BUDAPEST – The Group of Seven’s apparent united front against China at last month’s Tokyo summit has given way to a new round of diplomacy with Beijing.
Chinese analysts draw a bright line between, on the one hand, the United States and Japan, which are committed to containing China, and, on the other hand, the leading European countries, which are open to economic incentives.
Chinese’s number two official Li Qiang will visit Berlin and Paris later this month, attending a June 22 conference on support for poor countries (grandly titled “A new world financial pact”). The conference is the project of French Prime Minister Macron; its significance lies in the fact China as of March exported more to the Global South than to the whole of the developed world.
In the short term, countries like France with longstanding interests in the Global South must find a modus vivendi with China. In the medium term, China’s enormous economic commitment to Africa – an estimated $155 billion of investment during the last twenty years – represents Europe’s best hope of forestalling an uncontrollable wave of immigration from Africa.
En route to Paris, Premier Li will meet German Chancellor Gerhard Scholz in Berlin. The head of Scholz’s Social-Democratic Party, Lars Klingbeil, met Li Qiang in Beijing this week. Li declared that “Beijing stands ready to propel its strategic partnership with Berlin to new heights,” adding, “China attaches great importance to its relations and cooperation with Germany, and it is important for the two major influential countries to stay true to their original aspiration of cooperation, and strengthen dialogue and coordination to bring more stability and certainty into the world.”
Klingbeil also met with Wang Huning, perhaps China’s most visible political strategist, and the author of the tract “America Against America,” a critique of American cultural and economic decline.
One of the most important currents in the SPD, the Seeheimer Circle, last month issued a white paper calling for a “multidimensional policy” towards China, by way of riposte to Washington’s efforts to isolate China. “An abrupt end to trade relations with China would be an economic disaster,” the Seeheimer paper warns. “We are responsible for the security of domestic employment. In that regard, a coherent China strategy should not be an anti-China strategy that pursues the objection of decoupling Germany from China.”
Party-to-party diplomacy may be more important for German-Chinese relations than government-to-government discussions. During the past year, the most visibly pro-American German party, the Greens, have fallen from 22% to just 14% in the polls, while the hard-right, anti-NATO Alternative für Deutschland has jumped from 14% to 19%. The German coalition has effectively broken down, and the parties are pursuing their policy goals separately.

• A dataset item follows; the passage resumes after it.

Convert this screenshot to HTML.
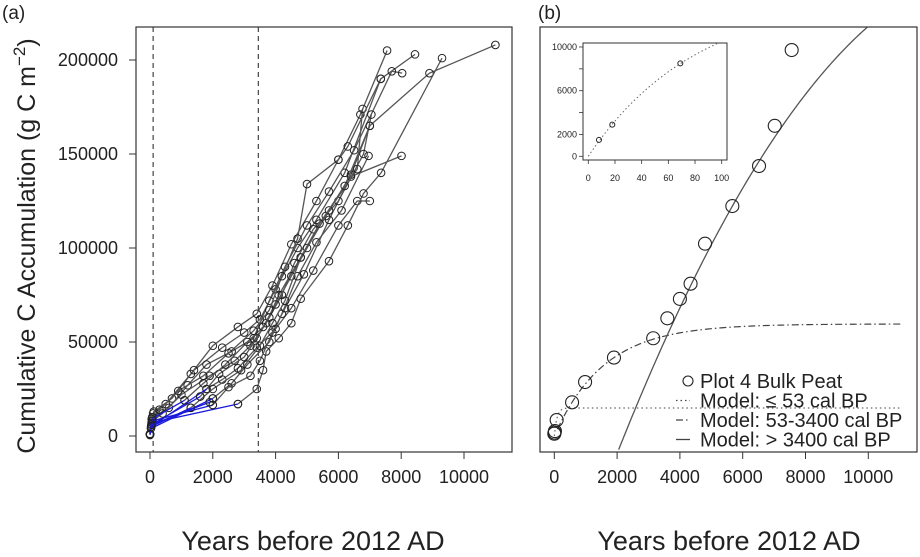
<!DOCTYPE html>
<html><head><meta charset="utf-8">
<style>
body{margin:0;background:#fff;}
svg{display:block;font-family:"Liberation Sans",sans-serif;}
</style></head>
<body>
<svg id="c" width="920" height="557" viewBox="0 0 920 557" xmlns="http://www.w3.org/2000/svg"></svg>
<script>
// ---- Panel (a) data: [years, cumulative C in thousands g C m^-2]
const aTicksX = [0, 2000, 4000, 6000, 8000, 10000];
const aTicksY = [0, 50000, 100000, 150000, 200000];
const aVLines = [100, 3450];
const blackSeries = [
 [[0,1],[50,6],[100,12],[500,17],[1300,33],[2000,48],[2800,58],[3400,65],[3900,80],[4500,102],[5300,125],[6000,147],[6700,171],[7550,205]],
 [[0,1],[60,7],[120,13],[700,20],[1400,35],[2300,47],[3000,55],[3500,62],[4000,78],[4700,100],[5300,115],[6200,140],[7350,190],[8440,203]],
 [[0,1],[40,5],[90,10],[600,15],[1200,27],[1800,38],[2600,45],[3300,52],[3800,72],[4300,90],[5000,112],[5700,130],[6500,152],[7700,194],[8030,193]],
 [[0,0.5],[80,8],[400,12],[1000,22],[1900,32],[2700,40],[3200,48],[3700,60],[4100,75],[4800,95],[5600,117],[6400,139],[7000,165],[8900,193],[11000,208]],
 [[1800,25],[2300,30],[2800,36],[3400,47],[4000,57],[4500,68],[5200,88],[6000,112],[6600,125],[7000,125]],
 [[2800,17],[3400,25],[3600,35],[3700,45],[4100,52],[4500,60],[4800,73],[5700,93],[6300,112],[6800,129],[7360,140],[9300,201]],
 [[2000,20],[2600,28],[3100,38],[3800,50],[4200,65],[4700,85],[5300,103],[6100,120],[6960,149]],
 [[2000,16.5],[2500,26],[3200,32],[3500,40],[3900,55],[4300,68],[4900,86],[5700,115],[6400,138],[8010,149]],
 [[1600,21],[2200,33],[3000,42],[3400,52],[3800,63],[4200,75],[4600,92],[5200,110],[6000,125],[6800,150],[7050,171]],
 [[1100,19],[1700,28],[2400,38],[3100,50],[3600,58],[4000,70],[4500,85],[5000,100],[5700,120],[6600,142],[6770,174]],
 [[1300,15],[2000,25],[2900,35],[3500,48],[3900,60],[4300,72],[4800,95],[5400,113],[6200,133],[7000,165]],
 [[0,1],[70,10],[300,14],[900,24],[1700,32],[2500,44],[3300,56],[3800,67],[4200,85],[4700,105],[5000,134],[6000,147],[6300,154],[7350,190]]
];
const blueSeries = [
 [[0,1],[40,5],[1800,25]],
 [[0,1],[50,7],[2800,17]],
 [[0,1],[30,4],[2000,20]],
 [[0,1],[60,8],[2000,16.5]],
 [[0,1],[45,6],[1600,21]],
 [[0,1],[55,9],[1100,19]],
 [[0,1],[35,5],[1300,15]],
 [[0,1],[50,6],[1900,18]]
];
// ---- Panel (b) data
const bTicksX = [0, 2000, 4000, 6000, 8000, 10000];
const bYears = [0, 10, 20, 75, 566, 980, 1900, 3150, 3600, 4000, 4340, 4800, 5670, 6520, 7020, 7560];
const bValues = [1.2, 1.8, 2.6, 8.5, 17.9, 28.7, 41.7, 52.0, 62.6, 72.9, 81.0, 102.3, 122.3, 143.6, 165.0, 205.3];
const modelEarlyMax = 14.9, modelEarlyK = 82;
const modelMidMax = 59.6, modelMidK = 1580;
const modelLate = {x0:2020, y0:-8.5, b:42.1, c:0.00172};
// ---- Inset data
const insetTicksX = [0,20,40,60,80,100];
const insetTicksY = [0,2000,6000,10000];
const insetYears = [8, 18, 69];
const insetValues = [1500, 2900, 8500];

const svg = document.getElementById('c');
const NS = 'http://www.w3.org/2000/svg';
function mk(tag, attrs, parent){const e=document.createElementNS(NS,tag);for(const k in attrs)e.setAttribute(k,attrs[k]);(parent||svg).appendChild(e);return e;}
function txt(s, attrs, parent){const e=mk('text',attrs,parent);e.textContent=s;return e;}

const ax = v => 150 + v*0.0314;
const ay = v => 436 - v*1.88;
const bx = v => 554.3 + v*0.0314;
const by = v => 436 - v*1.88;
const ix = v => 588.3 + v*1.334;
const iy = v => 156.3 - v*0.01093;

// Panel a
const ga = mk('g',{});  
const lab = txt('(a)',{x:2,y:19,'font-size':19,fill:'#222'},ga);
 
aVLines.forEach(v=>{const l=mk('line',{x1:ax(v),x2:ax(v),y1:27,y2:452,stroke:'#444','stroke-width':1.2,'stroke-dasharray':'5,4'},ga);
  });
function drawSeries(arr,color,parent,name){
  arr.forEach(s=>{
    const g=mk('g',{},parent);
     
    mk('polyline',{points:s.map(p=>ax(p[0])+','+ay(p[1])).join(' '),fill:'none',stroke:color,'stroke-width':1.3},g);
    s.forEach(p=>{const c=mk('circle',{cx:ax(p[0]),cy:ay(p[1]),r:3.8,fill:'none',stroke:'#222','stroke-width':1},g);
       });
  });
}
drawSeries(blackSeries,'#555',ga,'core-series');
drawSeries(blueSeries,'#1a1adb',ga,'recent-series');
const fa=mk('rect',{x:136,y:27,width:376,height:425,fill:'none',stroke:'#333','stroke-width':1.2},ga);
 
aTicksX.forEach(v=>{mk('line',{x1:ax(v),x2:ax(v),y1:452,y2:459,stroke:'#333'},ga);
 const t=txt(String(v),{x:ax(v),y:483,'font-size':18,'text-anchor':'middle',fill:'#222'},ga);
  });
aTicksY.forEach(v=>{mk('line',{x1:129,x2:136,y1:ay(v/1000),y2:ay(v/1000),stroke:'#333'},ga);
 const t=txt(String(v),{x:118,y:ay(v/1000)+6,'font-size':18,'text-anchor':'end',fill:'#222'},ga);
  });
const xa=txt('Years before 2012 AD',{x:313,y:550,'font-size':27,'text-anchor':'middle',fill:'#222'},ga);
 
const ya=mk('text',{transform:'translate(35,246) rotate(-90)','font-size':25,'text-anchor':'middle',fill:'#222'},ga);
 
ya.innerHTML='Cumulative C Accumulation (g C m<tspan dy="-10" font-size="17">−2</tspan><tspan dy="10">)</tspan>';

// Panel b
const gb = mk('g',{});  
const lb = txt('(b)',{x:538,y:19,'font-size':19,fill:'#222'},gb);
 
const clipB = mk('clipPath',{id:'cb'},gb); mk('rect',{x:540,y:27,width:377,height:425},clipB);
const gm = mk('g',{'clip-path':'url(#cb)'},gb);
let pe=[],pm=[],pl=[];
for(let x=0;x<=11050;x+=50){
  pe.push(bx(x)+','+by(modelEarlyMax*(1-Math.exp(-x/modelEarlyK))));
  if(x>=75) pm.push(bx(x)+','+by(modelMidMax*(1-Math.exp(-x/modelMidK))));
  if(x>=modelLate.x0){const t=x-modelLate.x0;pl.push(bx(x)+','+by(modelLate.y0+(modelLate.b*t - modelLate.c*t*t)/1000));}
}
const m1=mk('polyline',{points:pe.join(' '),fill:'none',stroke:'#666','stroke-width':1.2,'stroke-dasharray':'1.5,3'},gm);
 
const m2=mk('polyline',{points:pm.join(' '),fill:'none',stroke:'#444','stroke-width':1.2,'stroke-dasharray':'7,3,1.5,3'},gm);
 
const m3=mk('polyline',{points:pl.join(' '),fill:'none',stroke:'#555','stroke-width':1.3},gm);
 
bYears.forEach((v,i)=>{const c=mk('circle',{cx:bx(v),cy:by(bValues[i]),r:6.5,fill:'none',stroke:'#222','stroke-width':1.1},gb);
  });
const fb=mk('rect',{x:540,y:27,width:377,height:425,fill:'none',stroke:'#333','stroke-width':1.2},gb);
 
bTicksX.forEach(v=>{mk('line',{x1:bx(v),x2:bx(v),y1:452,y2:459,stroke:'#333'},gb);
 const t=txt(String(v),{x:bx(v),y:483,'font-size':18,'text-anchor':'middle',fill:'#222'},gb);
  });
const xb=txt('Years before 2012 AD',{x:729,y:550,'font-size':27,'text-anchor':'middle',fill:'#222'},gb);
 
// legend
const lg=mk('g',{},gb);  
const legItems=[['Plot 4 Bulk Peat','pt'],['Model: ≤ 53 cal BP','1.5,3'],['Model: 53-3400 cal BP','7,3,1.5,3'],['Model: > 3400 cal BP','']];
legItems.forEach((it,i)=>{const y=388+i*19.5;
 const e=mk('g',{},lg);  
 if(it[1]==='pt') mk('circle',{cx:688,cy:y-7,r:5,fill:'none',stroke:'#222','stroke-width':1.1},e);
 else {const a={x1:676,x2:690,y1:y-7,y2:y-7,stroke:'#444','stroke-width':1.3};if(it[1])a['stroke-dasharray']=it[1];mk('line',a,e);}
 txt(it[0],{x:700,y:y,'font-size':20,fill:'#222'},e);});
// inset
const gi=mk('g',{},gb);  
mk('rect',{x:583,y:43,width:144,height:117,fill:'#fff',stroke:'#333','stroke-width':1},gi);
const clipI=mk('clipPath',{id:'ci'},gi); mk('rect',{x:583,y:43,width:144,height:117},clipI);
let pi=[]; for(let x=0;x<=100;x+=2) pi.push(ix(x)+','+iy(modelEarlyMax*1000*(1-Math.exp(-x/modelEarlyK))));
const il=mk('polyline',{points:pi.join(' '),fill:'none',stroke:'#666','stroke-width':1,'stroke-dasharray':'1.5,2.5','clip-path':'url(#ci)'},gi);
 
insetYears.forEach((v,i)=>{const c=mk('circle',{cx:ix(v),cy:iy(insetValues[i]),r:2.5,fill:'none',stroke:'#222','stroke-width':1},gi);
  });
insetTicksX.forEach(v=>{mk('line',{x1:ix(v),x2:ix(v),y1:160,y2:164,stroke:'#333','stroke-width':0.8},gi);
 const t=txt(String(v),{x:ix(v),y:181,'font-size':9,'text-anchor':'middle',fill:'#222'},gi);
  });
[0,2000,4000,6000,8000,10000].forEach(v=>mk('line',{x1:579,x2:583,y1:iy(v),y2:iy(v),stroke:'#333','stroke-width':0.8},gi));
insetTicksY.forEach(v=>{const t=txt(String(v),{x:577,y:iy(v)+3,'font-size':9,'text-anchor':'end',fill:'#222'},gi);
  });
</script>
</body></html>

Hungary provides an important directional indicator for European policy. Hungary’s Prime Minister Viktor Orbán appears to have moved far afield from the European mainstream. He declared May 23 that Russia could not be beaten military in Ukraine, and his foreign minister announced that Budapest would veto additional EU aide to Kyiv. Hungary’s relations with China are strong, and developing rapidly.
Orbán’s government has sought more rather than less Chinese high-tech investment, including the East-West intermodal freight hub, the first rail transport facility using 5G broadband and artificial intelligence for container transshipments, an important project for China’s Huawei. That contrasts with the rumbling (reported on June 7 in the Financial Times) of an EU-wide ban on Huawei infrastructure.
Orbán is less isolated than he appears. It is unlikely that he would take outlier positions unless he had the tacit support of other European political forces. The Hungarian leader is likely to set the pace for the next round of EU-China discussions.
China sees opportunity in Europe. Countries in the G7 “have different degrees of intensity in dealing with China, and China can adopt a strategy of dividing them,” wrote the influential commentator Yang Feng in a May 23 online analysis that likely reflects the thinking of the Chinese government.
“The difference in the level” of opposition to China, Yang wrote, “means that China has different options for responding to the positions of the seven countries. What Japan has adopted is industrial substitution, which is direct competition [with China]. But in the case of France, Germany and Italy, China can offer a policy of attraction, opening up its domestic economy and trade, as well as opening up investment. Where the UK is concerned, China will cooperate if wants to cooperate and pull back if it does not want to cooperate. It is up to the UK to choose.”
The Chinese commentator noted, “Regardless of how loudly the Group of Seven is shouting, the only countries that China really has to deal with are the United States and Japan.” He added: “After Biden took office, in terms of economic and trade policies, only Japan has cooperated with the US policy and imposed blockades and sanctions on China. Most of the other countries have stayed at the level of talk.”
Yang Feng added that China will “continue to work toward de-dollarization in the non-American world. Even US allies such as the European Union countries are also interested in getting rid of their dependence on the US dollar.”